Common Takeoff Errors
- Forgetting to deduct hardscape and bed area from the lawn. Sod goes on the lawn area only, and overstating it by the bed percentage wastes material.
- Double counting plants that appear on both the planting plan and the plant schedule. Use the plan for the count, the schedule for the species and size.
- Mixing up mulch depth. A 2 inch mulch over 1,000 SF is about 6.2 cubic yards, a 3 inch mulch is about 9.3. The depth comes off the spec, not the plan.
- Missing the irrigation main. The main runs from the source to every valve, often longer than all the laterals combined. Trace it on the irrigation plan, not the planting plan.
- Undercounting drip emitters. Each plant over a certain size gets one or more emitters, and the count tracks the plant count, not the pipe length.
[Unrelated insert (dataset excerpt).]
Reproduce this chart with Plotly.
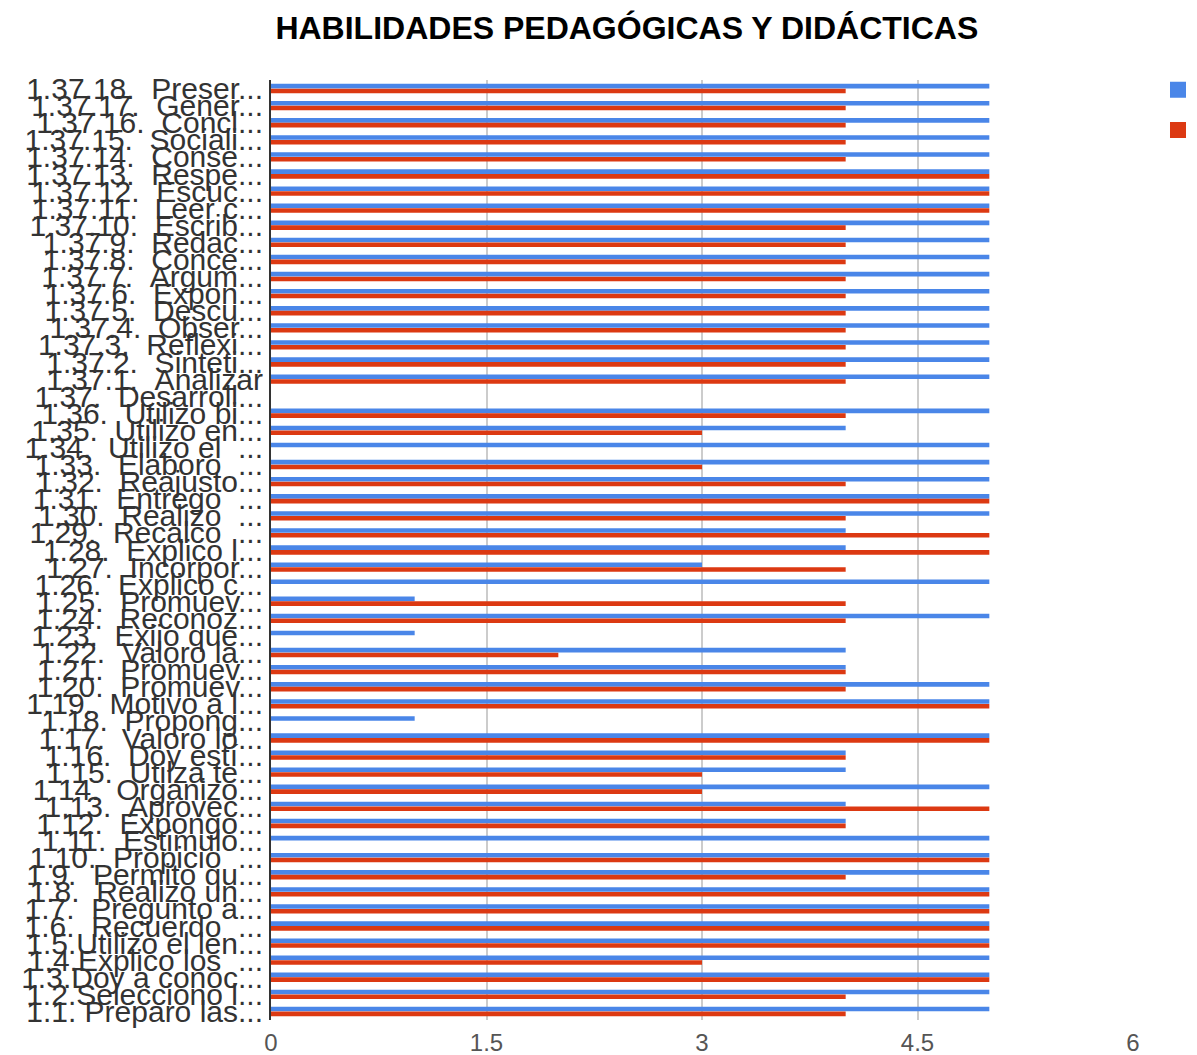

- Forgetting the guarantee replacement. Most specs require a one year survival guarantee, and the replacement plants are a real cost, commonly 2 to 5 percent added to the count.
Putting It Together
A clean landscaping takeoff reads off the plant schedule, counts off the planting plan, measures the beds and lawns, traces the irrigation, and tags every line with its species, size, and spec division. Do that and your pricing step has what it needs: a quantity sheet your estimator can trust, with the math shown for every number and the waste already applied. The takeoff is not where the money is won or lost in landscaping, but a sloppy one will cost you the job before pricing ever starts.